Preparation and the final steps
There is still work to do before Bafana arrive in Morocco. The camp is expected to start early next week, with hopes of a friendly on December 16 or 17 to sharpen combinations and test ideas. Broos will briefly head to the United States for the World Cup finals draw, then return to drive preparations.
These details matter. Training loads, set-piece routines, communication lines, the small habits that turn a group into a team. It is here that the lessons from Ivory Coast and the courage of selection choices must mesh into rhythm and belief, the kind that carries you through tight minutes late in games.
What success looks like for South Africa
There is no false bravado in this camp. The talk is of maturity and concrete steps, like winning the opener and managing game states. The floor set by the last AFCON is a podium finish, but the belief is that the ceiling has risen, powered by continuity, competitive depth and a sharper understanding of what knockout football demands.
Matthew Booth’s assessment lines up with the internal mood.
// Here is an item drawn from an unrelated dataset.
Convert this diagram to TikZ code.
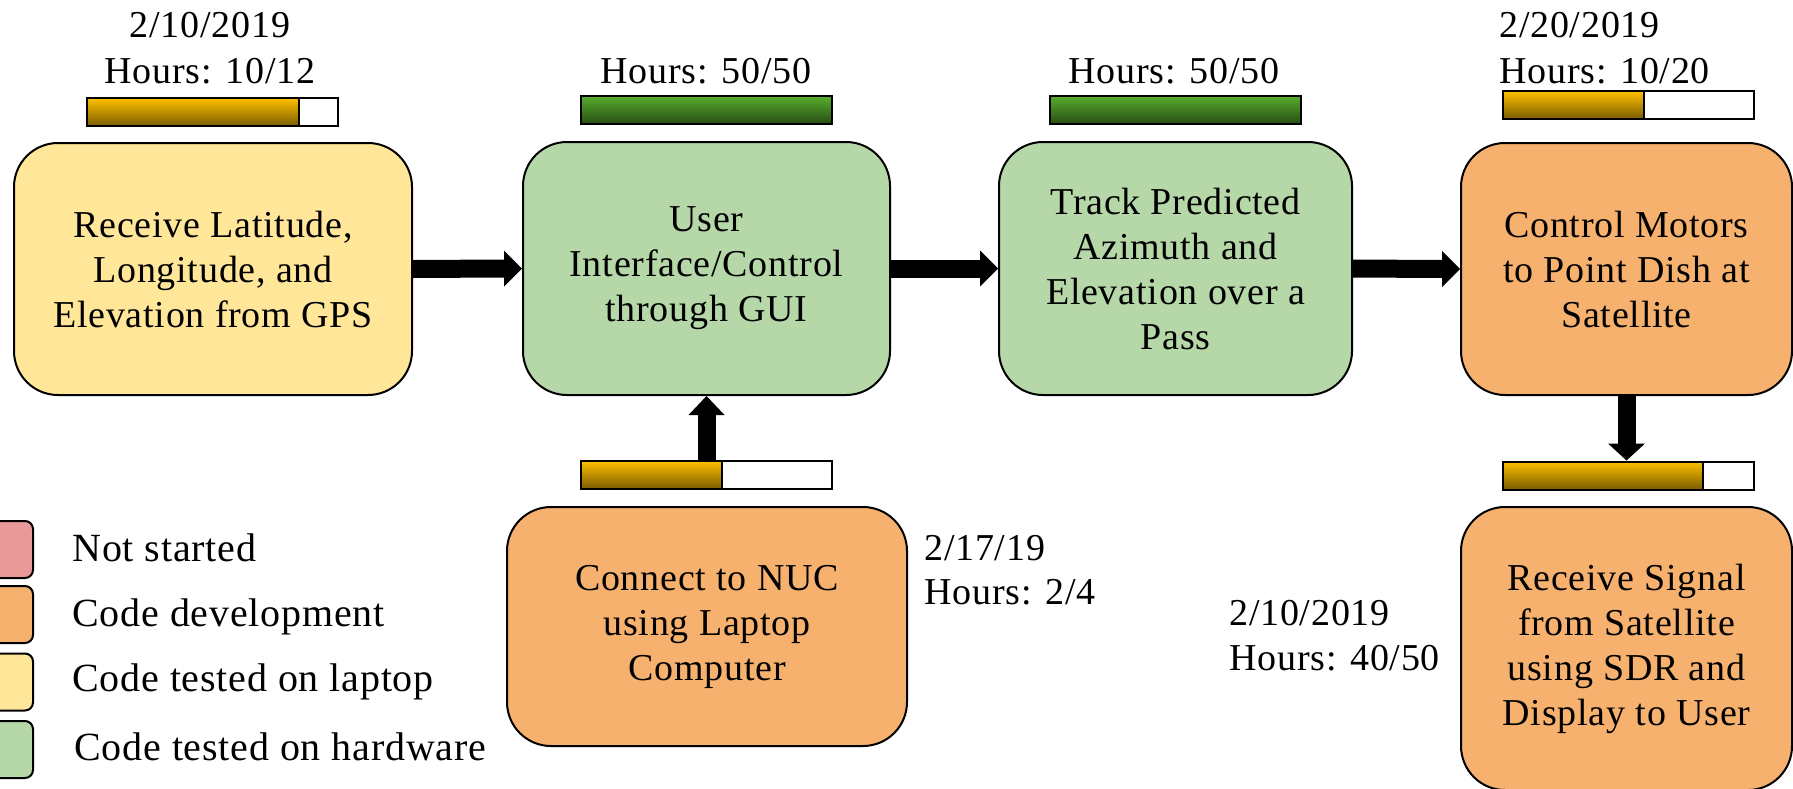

Group B is navigable, Egypt will test Bafana’s ceiling, and there is enough quality across the squad to expect progression. The left-back question is real, yet the broader framework that Broos has built, versatility under pressure, is designed to solve precisely these problems.
The final whistle before the first kick
AFCON is a stage where the smallest edges decide reputations. South Africa arrives with experience, ambition and a plan that values adaptability over rigid orthodoxy. If the first step against Angola lands with conviction, the echoes could carry all the way through the new year.
For now, the message is simple and strong. Trust the work, embrace the flexibility, lean on the maturity forged in Ivory Coast, and let the football speak. Bafana Bafana have earned the right to dream, and in Morocco, they have the tools to make those dreams feel tangible.